Evidemment on peut saluer la performance. Le nombre incalculable d’heures passées à reproduire aussi précisément les choses pour donner cette illusion de réalité. Mais l’émotion, la vie, en est à part ça quasi totalement absente. Une peinture morte.

Encore un défaut sans doute que je peux relever. Je ne cède pas facilement à l’admiration. Je veux dire à ce que l’on m’imposerait implicitement toujours d’avoir à admirer. Je m’en fiche totalement.

Exactement pareil avec les jolies femmes. Elles peuvent se pomponner, se tartiner la frimousse de trompe-couillon, se revêtir de leurs plus beaux atours, je freine des deux pieds immédiatement. Je répudie aussitôt le cliché. Puis je m’interroge, qui a t’il derrière tout cela ? Un défaut en entraine facilement toute une collection d’autres. Comme celui de trop réfléchir par exemple.
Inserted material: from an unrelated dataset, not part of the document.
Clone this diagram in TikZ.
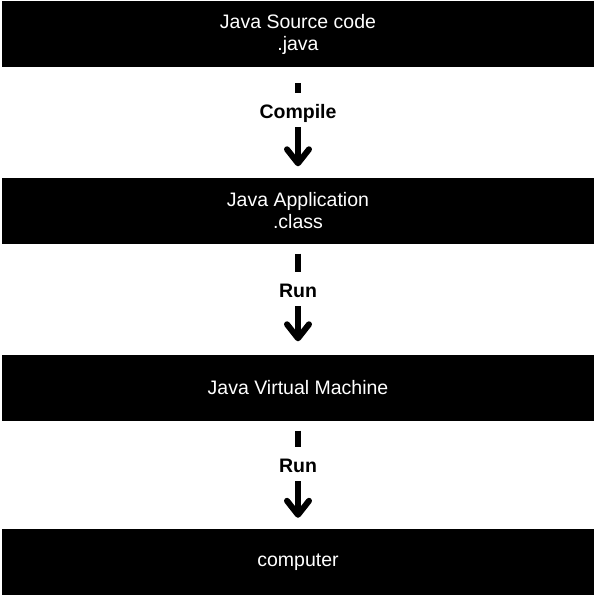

Le sachant désormais j’évite de réfléchir lorsque je peins. Ce sont des périodes heureuses lorsque je parviens à conserver cette prudence. Mais je suis incapable de constance, nouveau défaut. Alors en ce moment je ne peins pas je réfléchis.

Je réfléchis un peu comme un miroir peut le faire en épuisant peu à peu tous les reflets.